A World of Rock and Ice
Pluto is far denser than you might expect for something so far from the Sun. Its interior is roughly 68 to 80 percent rock by mass (relative to its combined rock and water-ice content), making it much more rock-rich than other large icy moons like Jupiter’s Ganymede or Saturn’s Titan. Scientists believe Pluto is a differentiated body, meaning its rock and ice have separated into layers over time, with a rocky core surrounded by an icy mantle. Its closest structural cousin in the solar system may be Europa, Jupiter’s ocean moon.
Evidence from New Horizons strongly suggests a liquid water ocean exists beneath Pluto’s icy shell. The formation of the Sputnik Planitia basin and the way Pluto’s surface has deformed over time are difficult to explain without a subsurface layer of liquid. A reservoir of methane near the surface also points to internal activity that has been ongoing for billions of years.

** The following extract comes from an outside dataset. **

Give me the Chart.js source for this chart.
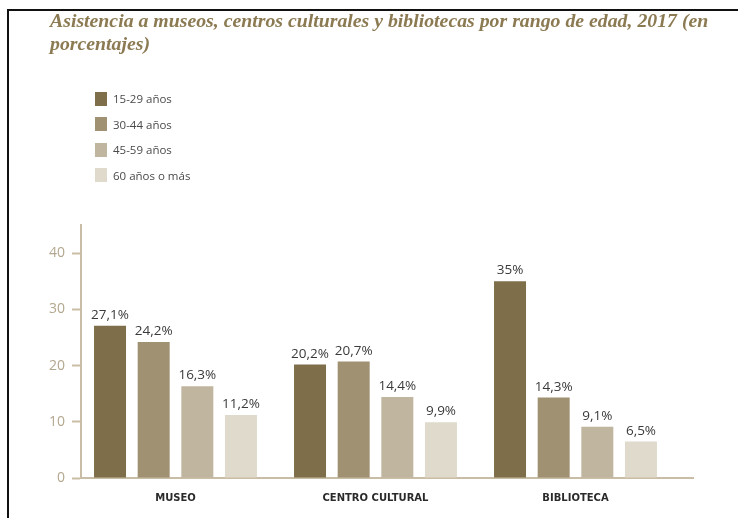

Pluto’s Unusual Relationship With Charon
Pluto has five known moons, but Charon is by far the largest. It’s so big relative to Pluto (about half Pluto’s diameter) that the two bodies orbit a shared center of gravity, called a barycenter, that sits in the empty space between them rather than inside Pluto. This is unlike any planet-moon pair in the solar system, where the barycenter always falls within the larger body. Some astronomers have suggested calling Pluto and Charon a “double dwarf planet” system. The four smaller moons, Nix, Hydra, Kerberos, and Styx, orbit around this same barycenter. Charon itself likely formed from a giant impact, similar to how Earth’s Moon is thought to have formed.
Pluto’s Atmosphere Is Fading
Pluto’s atmosphere isn’t permanent. It depends on sunlight warming surface ices enough to sublimate into gas. Pluto reached its closest approach to the Sun in 1989, and since then it has been slowly moving farther away on its 248-year orbit. Observations from 1988 through 2016 showed atmospheric pressure steadily increasing, likely due to thermal lag (the surface takes decades to respond to changing solar input, much like how the hottest day of summer comes well after the longest day).
That trend now appears to be reversing. Recent stellar occultation measurements indicate Pluto’s atmospheric pressure has begun decreasing. Models disagree on what comes next. Some predict a gradual contraction over the coming decades, while others suggest a more dramatic collapse, where the atmosphere freezes out onto the surface entirely. A few models argue the atmosphere could persist, in a thinner form, throughout Pluto’s entire orbit. Resolving this question will require continued observations from Earth-based telescopes, since no new spacecraft missions to Pluto are currently in development.